**Given task:**
Looking through the listing, how many of its lines hold the word "chart"? Answer with only the number.

**Source excerpt:**
— start —

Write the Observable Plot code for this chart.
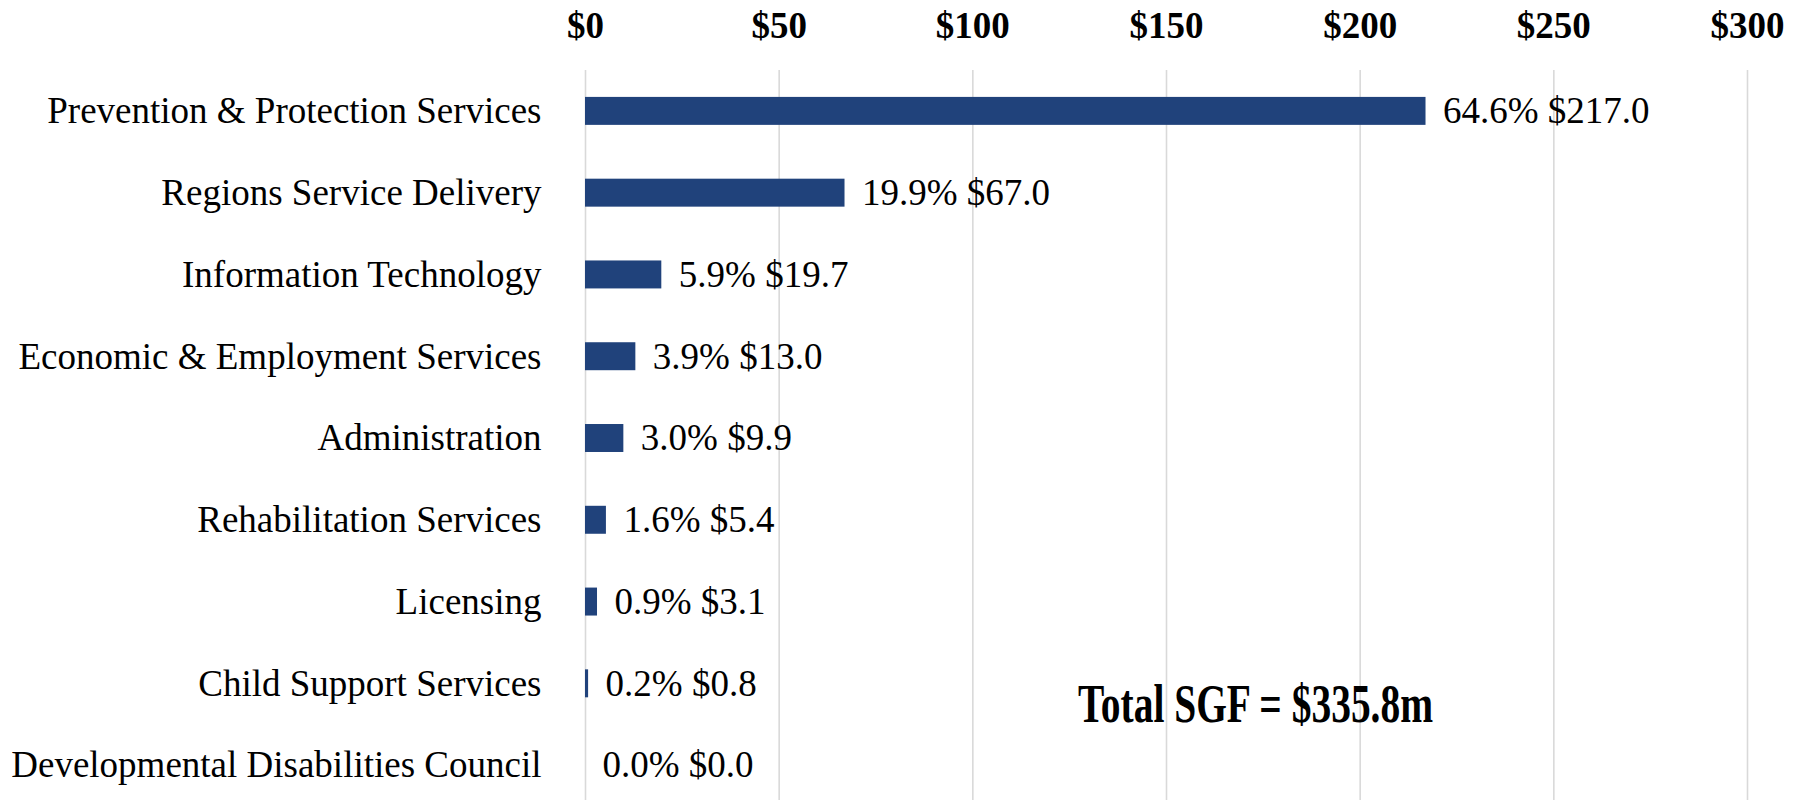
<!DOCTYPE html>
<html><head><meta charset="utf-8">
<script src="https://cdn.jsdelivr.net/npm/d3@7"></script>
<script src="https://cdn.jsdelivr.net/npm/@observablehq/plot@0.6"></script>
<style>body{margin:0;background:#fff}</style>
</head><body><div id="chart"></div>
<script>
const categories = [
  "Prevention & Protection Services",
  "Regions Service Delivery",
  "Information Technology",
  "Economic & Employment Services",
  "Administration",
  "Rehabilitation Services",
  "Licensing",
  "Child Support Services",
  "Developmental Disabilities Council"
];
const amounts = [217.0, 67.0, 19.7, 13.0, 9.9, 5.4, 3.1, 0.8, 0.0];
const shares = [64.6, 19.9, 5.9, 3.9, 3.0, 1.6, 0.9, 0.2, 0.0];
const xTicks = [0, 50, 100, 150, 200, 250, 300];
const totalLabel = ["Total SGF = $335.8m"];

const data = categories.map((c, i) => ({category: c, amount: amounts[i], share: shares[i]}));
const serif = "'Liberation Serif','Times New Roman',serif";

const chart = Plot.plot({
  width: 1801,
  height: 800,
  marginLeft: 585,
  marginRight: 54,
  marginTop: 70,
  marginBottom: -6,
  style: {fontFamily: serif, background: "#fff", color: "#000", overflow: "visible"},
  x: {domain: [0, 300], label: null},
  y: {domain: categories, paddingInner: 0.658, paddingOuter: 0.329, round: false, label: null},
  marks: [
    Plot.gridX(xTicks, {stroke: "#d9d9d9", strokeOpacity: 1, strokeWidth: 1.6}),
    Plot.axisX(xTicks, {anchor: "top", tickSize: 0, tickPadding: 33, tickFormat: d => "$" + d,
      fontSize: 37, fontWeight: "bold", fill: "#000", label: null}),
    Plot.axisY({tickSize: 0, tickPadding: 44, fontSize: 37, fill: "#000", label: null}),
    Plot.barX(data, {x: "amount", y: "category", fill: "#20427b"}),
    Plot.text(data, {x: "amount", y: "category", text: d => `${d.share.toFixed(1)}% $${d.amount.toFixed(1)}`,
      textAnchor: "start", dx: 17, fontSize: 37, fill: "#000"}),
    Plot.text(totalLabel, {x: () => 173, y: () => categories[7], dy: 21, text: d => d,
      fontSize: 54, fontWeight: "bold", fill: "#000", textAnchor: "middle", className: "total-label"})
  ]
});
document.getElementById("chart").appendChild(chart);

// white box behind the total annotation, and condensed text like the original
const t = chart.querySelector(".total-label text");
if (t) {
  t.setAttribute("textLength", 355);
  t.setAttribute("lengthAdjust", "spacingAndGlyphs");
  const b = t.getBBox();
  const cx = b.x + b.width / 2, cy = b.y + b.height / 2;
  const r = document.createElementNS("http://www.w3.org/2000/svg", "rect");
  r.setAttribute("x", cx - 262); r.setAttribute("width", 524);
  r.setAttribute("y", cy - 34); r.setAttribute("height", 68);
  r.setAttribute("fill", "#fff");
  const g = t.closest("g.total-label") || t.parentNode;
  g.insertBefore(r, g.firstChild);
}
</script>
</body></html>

— end —

**Answer to this exercise:**
5